Here let’s take a review of four aspects of the year that we have covered in the blog: the Royal Commission; the share market; macroeconomics both contemporaneously (in America and Turkey) and historically (in Zimbabwe); and how old-fashioned institutions are being forced to adopt new technologies and enter new sectors to ensure they continue to make record-breaking profits!
I wrote about Blockchain being supported by one of the world’s largest fund managers, Fidelity, recently. This is a developing story in many ways because although we knew the CEO of Fidelity is a cryptocurrency enthusiast, it has taken many months for the structure to take shape around how, exactly, a huge financial institution would engage with the Wild West of new technologies.
It is the Wild West because it can be dangerous, it is effectively lawless (unregulated) yet it offers great opportunities. Fidelity plan on being the oil baron, sheriff and preacher, making fortunes, enforcing regulation and converting new believers in this basically uncharted territory.
Traditional merchant banks like Goldman Sachs and Macquarie Group have entered the retail market in a big way, offering credit cards, competitive interest rates and huge volumes of advertising to tempt customers away from their current lenders.
They are being forced into this high volume, low margin sector by the simple fact they have dominated the business and institutional banking world for decades and are looking to accelerate their profit-taking.
Ironically, this comes at a time when those margins are going to be further squeezed by increased fines, high costs of regulation and the risks of legal action being taken by disenfranchised customers.
This leads us to the findings of the Royal Commission into Misconduct in the Banking, Superannuation and Financial Services Industry. The fact this took place is even impressive, having been fought against tooth and nail by successive prime ministers Scott Morrison and Malcolm Turnbull, who, as pressure mounted from political opponents, bank customers and industry bodies, even penultimately vouched for the banks to run their own fact finding mission so as to avoid an independent review!

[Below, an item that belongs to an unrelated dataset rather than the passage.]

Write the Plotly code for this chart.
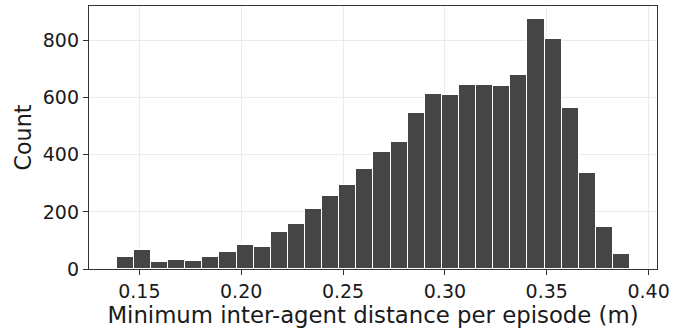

Countless examples of immoral and illegal activity were uncovered by players ranging from individual financial advisors, retail branch salespeople, board members to executives. The scope of the commission was too large and its timeline too brief to get to the bottom of the misconduct but it has reminded us all why financial literacy is so important.
If that sounds like victim blaming, it is no wonder all of the big banks have pumped tens of millions of dollars into financial literacy programs over the last few years. Up until now, financial services providers could run these community-based programs helping people, on face value, yet treat their customers with utter contempt.
Perhaps now the mood has shifted. However I feel that the public have found their scapegoats, any extant CEOs or practitioners have successfully dodged a bullet, and customers will not be much better off.